*RECORDED DATA:*

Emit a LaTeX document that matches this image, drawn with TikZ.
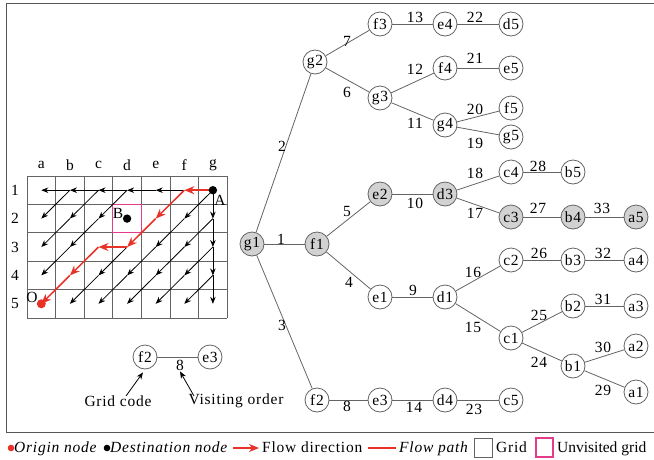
\documentclass[tikz,border=0pt]{standalone}
\usepackage{fontspec}
\setmainfont{Liberation Serif}[LetterSpace=5]
\usetikzlibrary{arrows.meta}
\definecolor{flowred}{RGB}{232,50,40}
\definecolor{unvis}{RGB}{228,60,140}
\definecolor{edgegray}{RGB}{100,100,100}
\definecolor{nodegray}{RGB}{210,210,210}
\definecolor{framegray}{RGB}{85,85,85}
\begin{document}
\begin{tikzpicture}[x=1pt,y=-1pt,
  font=\fontsize{15.5}{17}\selectfont,
  gnode/.style={circle,draw=edgegray,line width=0.8pt,minimum size=24pt,inner sep=0pt,fill=white},
  hnode/.style={gnode,fill=nodegray},
  tedge/.style={draw=edgegray,line width=0.8pt},
  lbl/.style={inner sep=0pt},
  gridline/.style={draw=edgegray,line width=0.8pt},
  garrow/.style={-{Stealth[length=7pt,width=5.5pt]},line width=0.8pt,black},
  rarrow/.style={-{Stealth[length=10pt,width=8pt]},line width=1.5pt,flowred},
  legtext/.style={anchor=base west,inner sep=0pt}]
\clip (0,0) rectangle (654,459);
\fill[white] (0,0) rectangle (654,459);
% frame
\draw[framegray,line width=1pt] (660,3) -- (6,3) -- (6,432) -- (660,432);

% grid
\foreach \i in {0,...,7} \draw[gridline] ({27+28.6*\i},176) -- ({27+28.6*\i},318);
\foreach \j in {0,...,5} \draw[gridline] (27,{176+28.4*\j}) -- (227.2,{176+28.4*\j});
\foreach \c [count=\i from 0] in {a,b,c,d,e,f,g} {
  \node[lbl] (col\c) at ({41.3+28.6*\i},165) {\c};
  \foreach \r in {1,...,5} {
    \coordinate (G\c\r) at ({41.3+28.6*\i},{190.2+28.4*(\r-1)});
  }
}
\foreach \r in {1,...,5} \node[lbl] (row\r) at (15,{190.2+28.4*(\r-1)}) {\r};

% unvisited cell
\draw[unvis,line width=1.2pt] (112.8,204.4) rectangle (141.4,232.8);

% black flow arrows
\foreach \s/\t in {Gf1/Ge1,Ge1/Gd1,Gd1/Gc1,Gc1/Gb1,Gb1/Ga1,
  Gg1/Gg2,Gg2/Gg3,Gg3/Gg4,Gg4/Gg5,
  Gg1/Gf2,Gf2/Ge3,Ge3/Gd4,Gd4/Gc5,
  Gg2/Gf3,Gf3/Ge4,Ge4/Gd5,
  Gg3/Gf4,Gf4/Ge5,
  Gg4/Gf5,
  Gd1/Gc2,Gc2/Gb3,Gb3/Ga4,
  Gc1/Gb2,Gb2/Ga3,
  Gb1/Ga2,
  Gd3/Gc4,Gc4/Gb5}
  \draw[garrow] (\s) -- (\t);
% red flow path
\foreach \s/\t in {Gg1/Gf1,Gf1/Ge2,Ge2/Gd3,Gd3/Gc3,Gc3/Gb4,Gb4/Ga5}
  \draw[rarrow] (\s) -- (\t);

% points
\fill[black] (Gg1) circle (4.2);
\node[lbl] (labA) at (220,200) {A};
\fill[black] (Gd2) circle (4.2);
\node[lbl] (labB) at (118,213) {B};
\fill[flowred] (Ga5) circle (4.5);
\node[lbl] (labO) at (32,297) {O};

% tree nodes
\foreach \n/\x/\y/\s in {
  g1/252/244/hnode, f1/317/244/hnode, g2/315/62/gnode,
  f3/380/24/gnode, e4/445/24/gnode, d5/511/24/gnode,
  g3/380/98/gnode, f4/445/68/gnode, e5/511/68/gnode,
  g4/445/125/gnode, f5/511/108/gnode, g5/511/137/gnode,
  c4/511/172/gnode, b5/573/172/gnode,
  e2/380/194/hnode, d3/445/194/hnode, c3/511/217/hnode, b4/573/217/hnode, a5/636/217/hnode,
  e1/380/297/gnode, d1/445/297/gnode, c2/511/260/gnode, b3/573/260/gnode, a4/636/260/gnode,
  c1/511/338/gnode, b2/573/306/gnode, a3/636/306/gnode,
  b1/573/366/gnode, a2/636/346/gnode, a1/636/392/gnode,
  f2/317/400/gnode, e3/380/400/gnode, d4/445/400/gnode, c5/511/400/gnode}
  \node[\s] (\n) at (\x,\y) {\n};

\foreach \a/\b in {g1/f1,g1/g2,g1/f2,f1/e1,f1/e2,g2/g3,g2/f3,f2/e3,e1/d1,e2/d3,
  g3/g4,g3/f4,f3/e4,e3/d4,d1/c1,d1/c2,d3/c3,d3/c4,g4/g5,g4/f5,f4/e5,e4/d5,d4/c5,
  c1/b1,c1/b2,c2/b3,c3/b4,c4/b5,b1/a1,b1/a2,b2/a3,b3/a4,b4/a5}
  \draw[tedge] (\a) -- (\b);

\foreach \k/\x/\y in {1/281/239, 2/282/146, 3/282/325, 4/349/282, 5/347/211,
  6/347/92, 7/347/41, 8/347/406, 9/413/290, 10/415/203, 11/415/123, 12/415/69,
  13/415/17, 14/414/407, 15/473/327, 16/473/272, 17/475/213, 18/475/173,
  19/475/143, 20/475/109, 21/475/58, 22/475/17, 23/474/409, 24/539/362,
  25/539/315, 26/539/253, 27/538/208, 28/538/166, 29/603/390, 30/603/347,
  31/603/299, 32/603/253, 33/602/208}
  \node[lbl] (lab\k) at (\x,\y) {\k};

% small legend tree
\node[gnode] (lf2) at (145,357) {f2};
\node[gnode] (le3) at (210,357) {e3};
\draw[tedge] (lf2) -- (le3);
\node[lbl] (lg8) at (180,365) {8};
\node[lbl] (gridcode) at (118,401) {Grid code};
\node[lbl] (visorder) at (236,401) {Visiting order};
\coordinate (gcTail) at (126,396);
\coordinate (voTail) at (194,396);
\draw[garrow] (gcTail) -- ([xshift=-2pt,yshift=-3pt]lf2.south);
\draw[garrow] (voTail) -- ([yshift=-1pt]lg8.south);

% bottom legend
\fill[flowred] (11,448) circle (3.3);
\node[legtext] (lgO) at (14,452) {\itshape Origin node};
\fill[black] (107,448) circle (3.3);
\node[legtext] (lgD) at (110,452) {\itshape Destination node};
\coordinate (lgArrS) at (233,448);
\coordinate (lgArrE) at (259,448);
\draw[rarrow] (lgArrS) -- (lgArrE);
\node[legtext] (lgF) at (262,452) {Flow direction};
\coordinate (lgLineS) at (368,448);
\coordinate (lgLineE) at (396,448);
\draw[flowred,line width=1.5pt] (lgLineS) -- (lgLineE);
\node[legtext] (lgP) at (399,452) {\itshape Flow path};
\draw[edgegray,line width=0.9pt] (474,438) rectangle (492,457);
\node[legtext] (lgG) at (496,452) {Grid};
\draw[unvis,line width=1.1pt] (536,438) rectangle (553,457);
\node[legtext] (lgU) at (557,452) {\addfontfeature{LetterSpace=0}Unvisited grid};
\end{tikzpicture}
\end{document}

*GOAL:* Restate only the lines running from the start of the material above through the line containing "(6,432) -- (660,432);", ends included. No pictures.

*EXPECTED ANSWER:*
Emit a LaTeX document that matches this image, drawn with TikZ.
\documentclass[tikz,border=0pt]{standalone}
\usepackage{fontspec}
\setmainfont{Liberation Serif}[LetterSpace=5]
\usetikzlibrary{arrows.meta}
\definecolor{flowred}{RGB}{232,50,40}
\definecolor{unvis}{RGB}{228,60,140}
\definecolor{edgegray}{RGB}{100,100,100}
\definecolor{nodegray}{RGB}{210,210,210}
\definecolor{framegray}{RGB}{85,85,85}
\begin{document}
\begin{tikzpicture}[x=1pt,y=-1pt,
  font=\fontsize{15.5}{17}\selectfont,
  gnode/.style={circle,draw=edgegray,line width=0.8pt,minimum size=24pt,inner sep=0pt,fill=white},
  hnode/.style={gnode,fill=nodegray},
  tedge/.style={draw=edgegray,line width=0.8pt},
  lbl/.style={inner sep=0pt},
  gridline/.style={draw=edgegray,line width=0.8pt},
  garrow/.style={-{Stealth[length=7pt,width=5.5pt]},line width=0.8pt,black},
  rarrow/.style={-{Stealth[length=10pt,width=8pt]},line width=1.5pt,flowred},
  legtext/.style={anchor=base west,inner sep=0pt}]
\clip (0,0) rectangle (654,459);
\fill[white] (0,0) rectangle (654,459);
% frame
\draw[framegray,line width=1pt] (660,3) -- (6,3) -- (6,432) -- (660,432);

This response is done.